Tom brings firewood to Marta’s hut. Clara must choose: admiration or God. She confesses her humanity aloud — not fishing for humility, but choosing God over the sweetness of being praised. And that is what lights the flame: a candle burning in snow-silence, gentle yet invincible because it is unmixed. The flame makes saints not by applause, but by undivided intention.
The Seven Lamps and Catholic Spiritual Formation
The allegory’s genius lies in its seamless alignment with Catholic theology:
- Faith is assent to God’s existence and truth
- Hope is trust in God’s goodness toward you personally
- Charity is love without pride or spotlight
- Patience is participation in the Passion without despair
- Purity is intention cleansed, heart undivided
- Humility is kneeling even when unseen
- Perseverance is fidelity when Heaven feels quiet
This structure mirrors the catechism’s teaching that virtues are not self-generated, but infused by grace, activated by cooperation, refined through trial, and protected by sacramentality — especially Confession and Eucharistic devotion. The book becomes not only a narrative, but a spiritual examination of conscience set to flame.
Why This Story Matters for Readers Today
Modern Catholic families, parents, leaders, and fallen-away believers recognize themselves in Clara’s long grind, in her father’s wounded despair, her mother’s silent suffering, the embarrassment of confession, the temptation to hide shameful sins — what Joe Fogle, from Bob’s earlier fictional universe, calls deep pocket sins.

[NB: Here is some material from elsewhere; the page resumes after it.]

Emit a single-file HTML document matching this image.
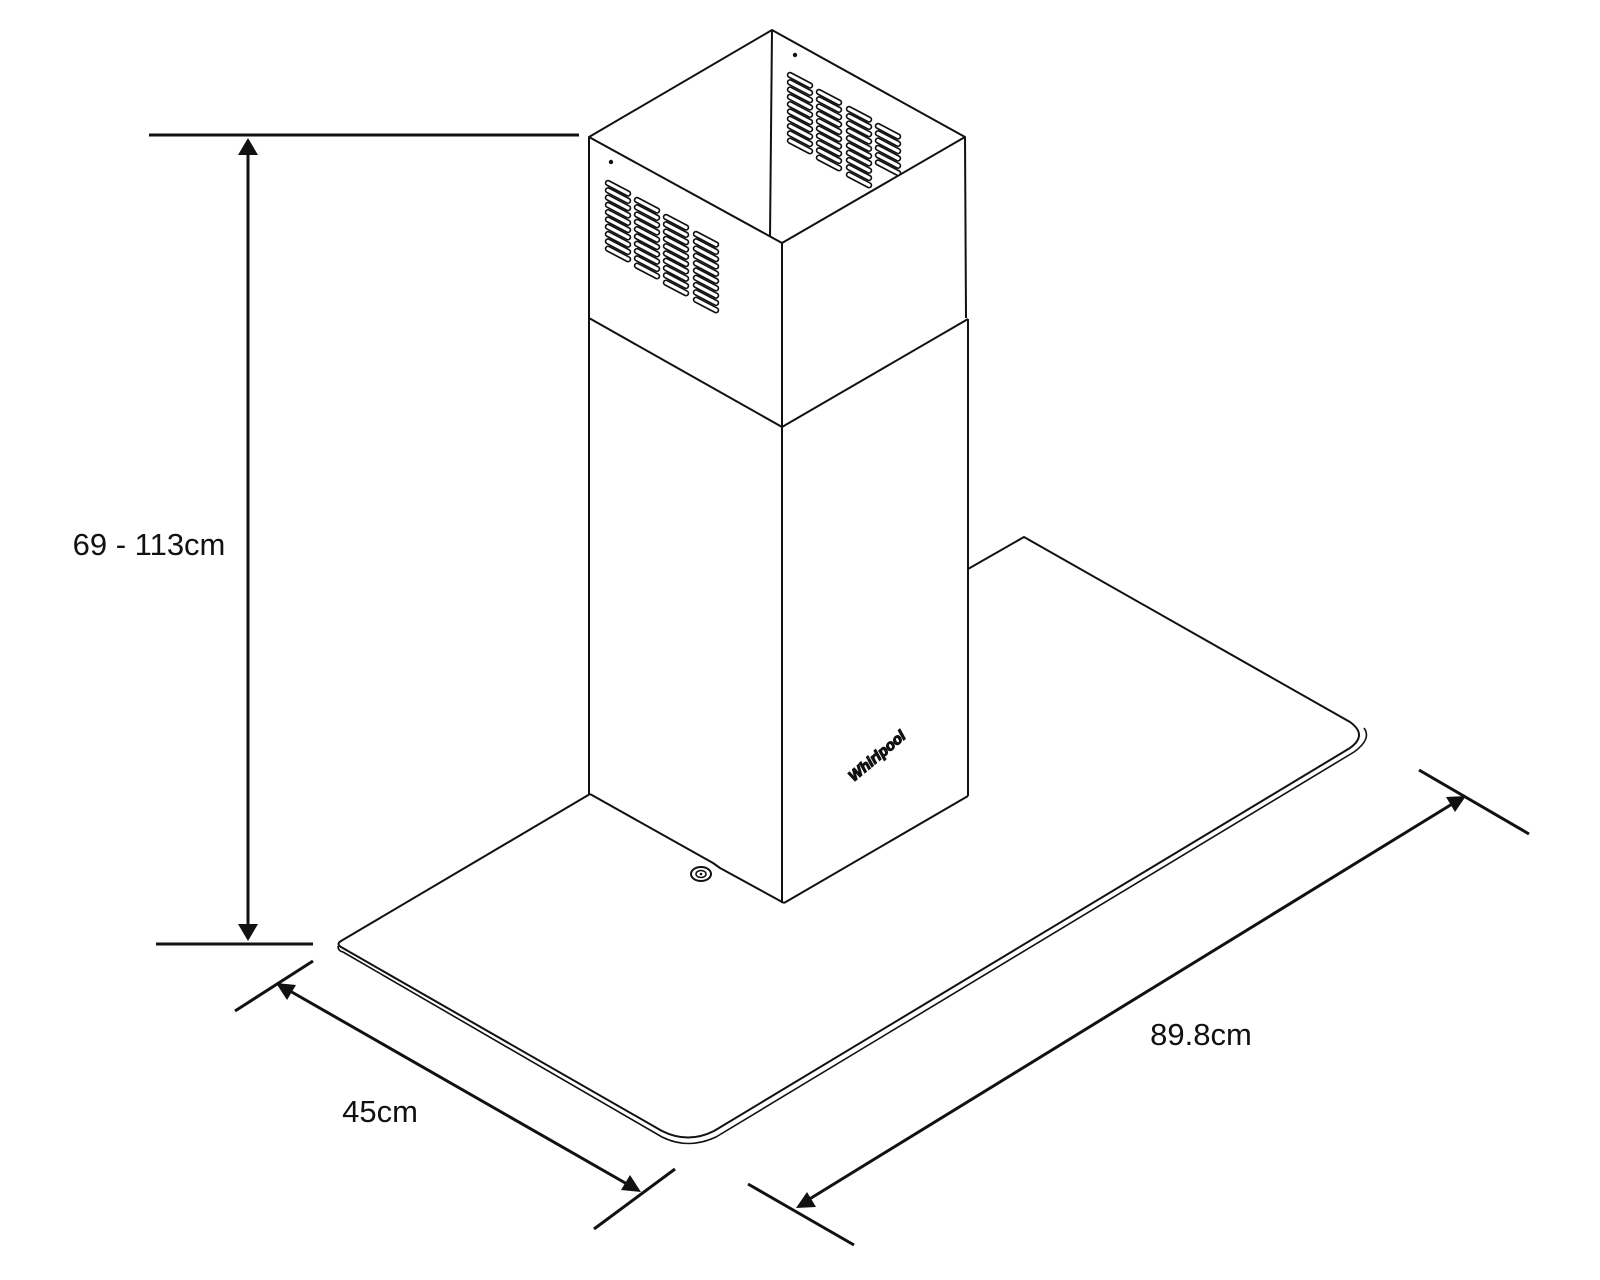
<!DOCTYPE html>
<html><head><meta charset="utf-8"><style>
html,body{margin:0;padding:0;background:#fff;}
svg{display:block;}
text{font-family:"Liberation Sans",sans-serif;fill:#111;}
</style></head><body>
<svg width="1600" height="1280" viewBox="0 0 1600 1280" xmlns="http://www.w3.org/2000/svg">
<defs>
<g id="slot"><line x1="0" y1="0" x2="20" y2="10.5" stroke="#111" stroke-width="6.5" stroke-linecap="round"/><line x1="0" y1="0" x2="20" y2="10.5" stroke="#fff" stroke-width="3.2" stroke-linecap="round"/></g>
<g id="col">
<use href="#slot" y="0"/><use href="#slot" y="7.3"/><use href="#slot" y="14.6"/><use href="#slot" y="21.9"/><use href="#slot" y="29.2"/><use href="#slot" y="36.5"/><use href="#slot" y="43.8"/><use href="#slot" y="51.1"/><use href="#slot" y="58.4"/><use href="#slot" y="65.7"/>
</g>
</defs>
<rect width="1600" height="1280" fill="#fff"/>

<g fill="none" stroke="#111" stroke-width="2" stroke-linejoin="round">
<path d="M590,794 L713,863 L720,868 L784,903"/>
<path d="M590,794 L341,941 Q336,944 341,947 L662,1131 Q688,1144 714,1131 L1350,748 Q1368,735 1350,722 L1024,537 L968,569"/>
<path d="M338,946 Q338,951 343,952 L662,1137 Q688,1150 716,1137 L1354,752 Q1372,739 1364,728" stroke-width="1.6"/>
<path d="M784,903 L968,796"/>
</g>
<ellipse cx="701" cy="874" rx="10" ry="7" fill="#fff" stroke="#111" stroke-width="2"/>
<ellipse cx="701" cy="874" rx="5" ry="3.5" fill="none" stroke="#111" stroke-width="1.5"/>
<circle cx="701" cy="874" r="1.3" fill="#111"/>

<g fill="none" stroke="#111" stroke-width="2" stroke-linejoin="round">
<path d="M589,137 L772,30 L965,137 L782,243 Z"/>
<path d="M772,30 L770,237"/>
<path d="M589,137 L589,794"/>
<path d="M782,243 L782,903"/>
<path d="M965,137 L966,318"/>
<path d="M589,318 L782,427 L968,319"/>
<path d="M968,319 L968,796"/>
</g>
<circle cx="611" cy="162" r="2.2" fill="#111"/>
<circle cx="795" cy="55" r="2.2" fill="#111"/>
<use href="#col" x="608" y="183"/>
<use href="#col" x="637" y="200"/>
<use href="#col" x="666" y="217"/>
<use href="#col" x="696" y="234"/>
<use href="#col" x="790" y="75"/>
<use href="#col" x="819" y="92"/>
<use href="#col" x="849" y="109"/>
<g><use href="#slot" x="878" y="126"/><use href="#slot" x="878" y="133.3"/><use href="#slot" x="878" y="140.6"/><use href="#slot" x="878" y="147.9"/><use href="#slot" x="878" y="155.2"/><use href="#slot" x="878" y="162.5"/></g>
<text x="877" y="761" font-size="15" font-weight="bold" font-style="italic" text-anchor="middle" stroke="#111" stroke-width="1.2" transform="rotate(-40 877 756)">Whirlpool</text>

<g stroke="#111" stroke-width="3" fill="none">
<line x1="149" y1="135" x2="579" y2="135"/>
<line x1="156" y1="944" x2="313" y2="944"/>
<line x1="248" y1="145" x2="248" y2="934"/>
<line x1="313" y1="961" x2="235" y2="1011"/>
<line x1="675" y1="1169" x2="594" y2="1229"/>
<line x1="283" y1="987" x2="634" y2="1188"/>
<line x1="1419" y1="770" x2="1529" y2="834"/>
<line x1="748" y1="1184" x2="854" y2="1245"/>
<line x1="1457" y1="801" x2="803" y2="1203"/>
</g>
<g fill="#111">
<polygon points="248,138 238,155 258,155"/>
<polygon points="248,941 238,924 258,924"/>
<polygon points="276,983 296,985 287,1000"/>
<polygon points="641,1192 621,1190 630,1175"/>
<polygon points="1466,796 1446,797 1455,812"/>
<polygon points="796,1208 816,1207 807,1192"/>
</g>
<text x="149" y="555" font-size="31" text-anchor="middle">69 - 113cm</text>
<text x="380" y="1122" font-size="31" text-anchor="middle">45cm</text>
<text x="1201" y="1045" font-size="31" text-anchor="middle">89.8cm</text>
</svg>
</body></html>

Clara carries her own: pride, resentment, exhaustion, wounded intention. She is not heroic by the world’s metrics. She is saint-forming by Heaven’s metrics.
Bob Strange’s retelling restores the original moral tale’s fire without altering its world, and in doing so, accomplishes something rare in Catholic fiction today: grim but hopeful tension, symbolic catechesis through action, sacramental grounding, and a voice that is unmistakably Catholic without apology.